Катарсис похож на безумие. Недаром художников потом называли убогими (у бога). В нём логики, вроде, и не видно. И даже диалектики – тоже (синтез содержит и тезу, и антитезу, а тут, вроде, нет).
Это сыграло роковую роль: теория Выготского никем из искусствоведов практически не используется (при стихийном стопроцентном руководствовании ею у настоящих художников).
Это толкает на авантюризм искусствоведа, использующего эту теорию.

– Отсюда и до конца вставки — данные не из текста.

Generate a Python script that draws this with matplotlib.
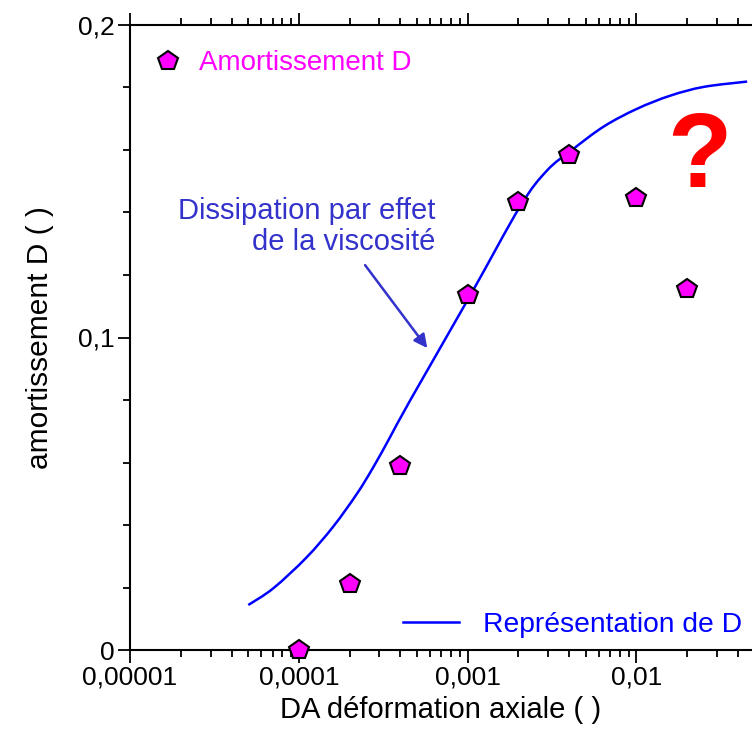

Вот не авантюризм ли у меня, заметившего в поэме “Колоколах” (1912) Рахманинова, что "музыка здесь не иллюстрирует, не дополняет текст, не вступает в борьбу с ним” (Ляхович. http://glierinstitute.org/ukr/digests/031/Lyahovich.pdf), а – как катарсис?.. Что "Рахманинов в “Колоколах” – более… мистик и маг, чем психолог” (там же)?.. Не авантюризм ли, если, я – пусть и не с бухты барахты – катарсис этот (подсознательный) назову (словами всё же) ницшеанским метафизическим иномирием, сам при этом никакого ЧЕГО-ТО, словами невыразимого, не испытав?
Смотрите и слушайте сами.
Первая часть. Перевод Бальмонта. 1895. (Переводов на русский, сделанных до 1912 года – нету. Текстовые неожиданности я подчеркну.)
Слышишь, сани мчатся в ряд, Мчатся в ряд! Колокольчики звенят, Серебристым легким звоном слух наш сладостно томят, Этим пеньем и гуденьем о забвеньи говорят. О, как звонко, звонко, звонко, Точно звучный смех ребенка, В ясном воздухе ночном Говорят они о том, Что за днями заблужденья Наступает возрожденье, Что волшебно наслажденье – наслажденье нежным сном. Сани мчатся, мчатся в ряд, Колокольчики звенят, Звезды слушают, как сани, убегая, говорят, И, внимая им, горят, И мечтая, и блистая, в небе духами парят; И изменчивым сияньем Молчаливым обаяньем, Вместе с звоном, вместе с пеньем, о забвеньи говорят. |
Взбудоражено скачут кони, впряжённые в сани. Над конями дуги с колокольчиками. Они весело звенят. Голос так же возбуждён (слушать тут). А ЧТО поётся?
Этим пеньем и гуденьем о забвеньи говорят. |
Или перед концом первой части:
Вместе с звоном, вместе с пеньем, о забвеньи говорят. |
А какое торжество в голосе (слушать тут)!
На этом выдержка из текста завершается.